Customers should ensure their cloud provider is able to perform these services itself wherever possible, rather than subcontracting it out to other vendors.
For example, a cloud document management system might be missing OCR functionality of its own – so, without your knowing it, it passes a document on to a third-party entity on a completely different platform for OCR.
Every time the vendor has to send a file to a third party to perform a function – a third party who may not be ISO or SOC 2 certified or have the same security in place as the cloud vendor – it’s opening itself up to risk. A cloud provider, after all, is only as strong as its weakest link.
The bottom line: look for vendors that can offer a full range of services – including preview, OCR, encryption, and more – from one datacentre.
Can you protect against man-in-the-middle attacks?
Your cloud provider has a datacenter in the EU, and they offer geo-isolation. But can they protect against man-in-the-middle attacks?
Imagine a safe deposit box inside a bank, containing valuable documents. Imagine that the box needed repairs of some sort, and you called in a repairman. That repairman now has access to that sensitive material.

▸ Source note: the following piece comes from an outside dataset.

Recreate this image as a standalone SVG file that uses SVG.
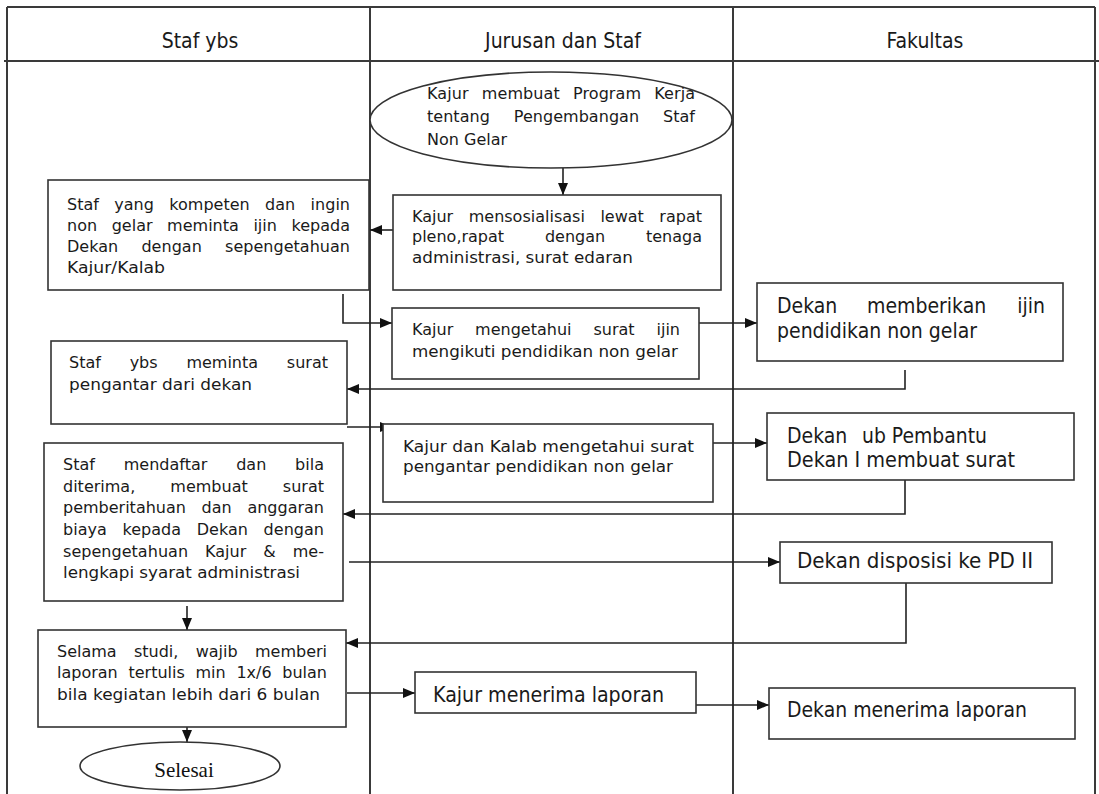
<svg xmlns="http://www.w3.org/2000/svg" width="1099" height="794" viewBox="0 0 1099 794">
<defs>
<style>
.lane{stroke:#3a3a3a;stroke-width:2;fill:none}
.box{fill:#fff;stroke:#333;stroke-width:1.6}
.con{fill:none;stroke:#222;stroke-width:1.6}
.s{font-family:"DejaVu Sans",Verdana,sans-serif;font-size:16px;fill:#1a1a1a}
.L{font-family:"DejaVu Sans Condensed","DejaVu Sans",sans-serif;font-stretch:condensed;font-size:21px;fill:#1a1a1a}
.h{font-family:"DejaVu Sans Condensed","DejaVu Sans",sans-serif;font-stretch:condensed;font-size:21px;fill:#1a1a1a;text-anchor:middle}
.serif{font-family:"Liberation Serif","Times New Roman",serif;font-size:21px;fill:#111;text-anchor:middle}
</style>
<marker id="ah" viewBox="0 0 12 10" refX="12" refY="5" markerWidth="12" markerHeight="10" markerUnits="userSpaceOnUse" orient="auto">
<path d="M0,0 L12,5 L0,10 z" fill="#111"/>
</marker>
</defs>
<rect width="1099" height="794" fill="#fff"/>

<g id="lanes">
<line class="lane" x1="7" y1="7" x2="1095" y2="7"/>
<line class="lane" x1="4" y1="61" x2="1099" y2="61"/>
<line class="lane" x1="7" y1="7" x2="7" y2="794"/>
<line class="lane" x1="370" y1="7" x2="370" y2="794"/>
<line class="lane" x1="733" y1="7" x2="733" y2="794"/>
<line class="lane" x1="1095" y1="7" x2="1095" y2="794"/>
<text class="h" x="200" y="48">Staf ybs</text>
<text class="h" x="563" y="48">Jurusan dan Staf</text>
<text class="h" x="925" y="48">Fakultas</text>
</g>

<g id="connectors">
<path class="con" marker-end="url(#ah)" d="M563,168 V195"/>
<path class="con" marker-end="url(#ah)" d="M393,230 H370"/>
<path class="con" marker-end="url(#ah)" d="M343,294 V323 H392"/>
<path class="con" marker-end="url(#ah)" d="M699,323 H757"/>
<path class="con" marker-end="url(#ah)" d="M905,370 V389 H347"/>
<path class="con" marker-end="url(#ah)" d="M347,427 H392"/>
<path class="con" marker-end="url(#ah)" d="M699,443 H767"/>
<path class="con" marker-end="url(#ah)" d="M905,480 V514 H343"/>
<path class="con" marker-end="url(#ah)" d="M349,562 H780"/>
<path class="con" marker-end="url(#ah)" d="M906,583 V643 H346"/>
<path class="con" marker-end="url(#ah)" d="M187,606 V630"/>
<path class="con" marker-end="url(#ah)" d="M347,693 H415"/>
<path class="con" marker-end="url(#ah)" d="M696,705 H769"/>
<path class="con" marker-end="url(#ah)" d="M187,727 V742"/>
</g>

<g id="start">
<ellipse class="box" cx="551" cy="120" rx="181" ry="48"/>
<text class="s" x="427" y="99" textLength="268" lengthAdjust="spacing" style="word-spacing:8px">Kajur membuat Program Kerja</text>
<text class="s" x="427" y="122" textLength="268" lengthAdjust="spacing" style="word-spacing:18.8px">tentang Pengembangan Staf</text>
<text class="s" x="427" y="145">Non Gelar</text>
</g>

<g id="sosialisasi">
<rect class="box" x="393" y="195" width="328" height="95"/>
<text class="s" x="412" y="222" textLength="290" lengthAdjust="spacing" style="word-spacing:10.4px">Kajur mensosialisasi lewat rapat</text>
<text class="s" x="412" y="242" textLength="290" lengthAdjust="spacing" style="word-spacing:35.7px">pleno,rapat dengan tenaga</text>
<text class="s" x="412" y="263" textLength="221" lengthAdjust="spacingAndGlyphs">administrasi, surat edaran</text>
</g>

<g id="staf-ijin">
<rect class="box" x="48" y="180" width="321" height="110"/>
<text class="s" x="67" y="210" textLength="283" lengthAdjust="spacing" style="word-spacing:10.2px">Staf yang kompeten dan ingin</text>
<text class="s" x="67" y="231" textLength="283" lengthAdjust="spacing" style="word-spacing:9.4px">non gelar meminta ijin kepada</text>
<text class="s" x="67" y="252" textLength="283" lengthAdjust="spacing" style="word-spacing:18.1px">Dekan dengan sepengetahuan</text>
<text class="s" x="67" y="273" textLength="98" lengthAdjust="spacingAndGlyphs">Kajur/Kalab</text>
</g>

<g id="kajur-ijin">
<rect class="box" x="392" y="308" width="307" height="71"/>
<text class="s" x="412" y="335" textLength="268" lengthAdjust="spacing" style="word-spacing:16.8px">Kajur mengetahui surat ijin</text>
<text class="s" x="412" y="357" textLength="266" lengthAdjust="spacingAndGlyphs">mengikuti pendidikan non gelar</text>
</g>

<g id="dekan-ijin">
<rect class="box" x="757" y="283" width="306" height="78"/>
<text class="L" x="777" y="313">Dekan</text>
<text class="L" x="867" y="313">memberikan</text>
<text class="L" x="1045" y="313" text-anchor="end">ijin</text>
<text class="L" x="777" y="338" textLength="200" lengthAdjust="spacingAndGlyphs">pendidikan non gelar</text>
</g>

<g id="staf-pengantar">
<rect class="box" x="51" y="341" width="296" height="83"/>
<text class="s" x="69" y="368" textLength="259" lengthAdjust="spacing" style="word-spacing:23.7px">Staf ybs meminta surat</text>
<text class="s" x="69" y="390" textLength="183" lengthAdjust="spacingAndGlyphs">pengantar dari dekan</text>
</g>

<g id="kajur-pengantar">
<rect class="box" x="383" y="424" width="330" height="78"/>
<text class="s" x="403" y="452" textLength="291" lengthAdjust="spacingAndGlyphs">Kajur dan Kalab mengetahui surat</text>
<text class="s" x="403" y="472" textLength="270" lengthAdjust="spacingAndGlyphs">pengantar pendidikan non gelar</text>
</g>

<g id="dekan-surat">
<rect class="box" x="767" y="413" width="307" height="67"/>
<text class="L" x="787" y="443">Dekan</text>
<text class="L" x="862" y="443" textLength="125" lengthAdjust="spacingAndGlyphs">ub Pembantu</text>
<text class="L" x="787" y="467" textLength="228" lengthAdjust="spacingAndGlyphs">Dekan I membuat surat</text>
</g>

<g id="staf-daftar">
<rect class="box" x="44" y="443" width="299" height="158"/>
<text class="s" x="63" y="470" textLength="261" lengthAdjust="spacing" style="word-spacing:23.7px">Staf mendaftar dan bila</text>
<text class="s" x="63" y="492" textLength="261" lengthAdjust="spacing" style="word-spacing:30px">diterima, membuat surat</text>
<text class="s" x="63" y="513" textLength="261" lengthAdjust="spacing" style="word-spacing:10.6px">pemberitahuan dan anggaran</text>
<text class="s" x="63" y="535" textLength="261" lengthAdjust="spacing" style="word-spacing:10.5px">biaya kepada Dekan dengan</text>
<text class="s" x="63" y="557" textLength="261" lengthAdjust="spacing" style="word-spacing:11.8px">sepengetahuan Kajur &amp; me-</text>
<text class="s" x="63" y="578" textLength="237" lengthAdjust="spacingAndGlyphs">lengkapi syarat administrasi</text>
</g>

<g id="dekan-disposisi">
<rect class="box" x="780" y="542" width="272" height="41"/>
<text class="L" x="797" y="568" textLength="236" lengthAdjust="spacingAndGlyphs">Dekan disposisi ke PD II</text>
</g>

<g id="staf-laporan">
<rect class="box" x="38" y="630" width="308" height="97"/>
<text class="s" x="57" y="657" textLength="270" lengthAdjust="spacing" style="word-spacing:12.2px">Selama studi, wajib memberi</text>
<text class="s" x="57" y="678" textLength="270" lengthAdjust="spacing" style="word-spacing:5.6px">laporan tertulis min 1x/6 bulan</text>
<text class="s" x="57" y="700" textLength="263" lengthAdjust="spacingAndGlyphs">bila kegiatan lebih dari 6 bulan</text>
</g>

<g id="kajur-laporan">
<rect class="box" x="415" y="672" width="281" height="41"/>
<text class="L" x="433" y="702" textLength="231" lengthAdjust="spacingAndGlyphs">Kajur menerima laporan</text>
</g>

<g id="dekan-laporan">
<rect class="box" x="769" y="688" width="306" height="51"/>
<text class="L" x="787" y="717" textLength="240" lengthAdjust="spacingAndGlyphs">Dekan menerima laporan</text>
</g>

<g id="selesai">
<ellipse class="box" cx="180" cy="766" rx="100" ry="24"/>
<text class="serif" x="184" y="777">Selesai</text>
</g>
</svg>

The same type of scenario can occur if OCR, or indexing, or another service being run on confidential documents suddenly stops working and needs to be fixed. Documents need to be decrypted for many of these services to run, making them vulnerable.
Someone who goes in to troubleshoot the service that stopped working could potentially access those vulnerable documents and make a copy of the data for themselves.
The bottom line: look for a vendor who ensures data is encrypted at all times – both at rest, and in transit. Also, look for a vendor who, by design, has made it impossible for anyone to get into the production area where documents are decrypted for services to be performed.
Brexit is no small matter, and how it all plays out remains to be seen. However, by asking the right questions of their cloud providers, law firms can better ensure the preparedness of both parties.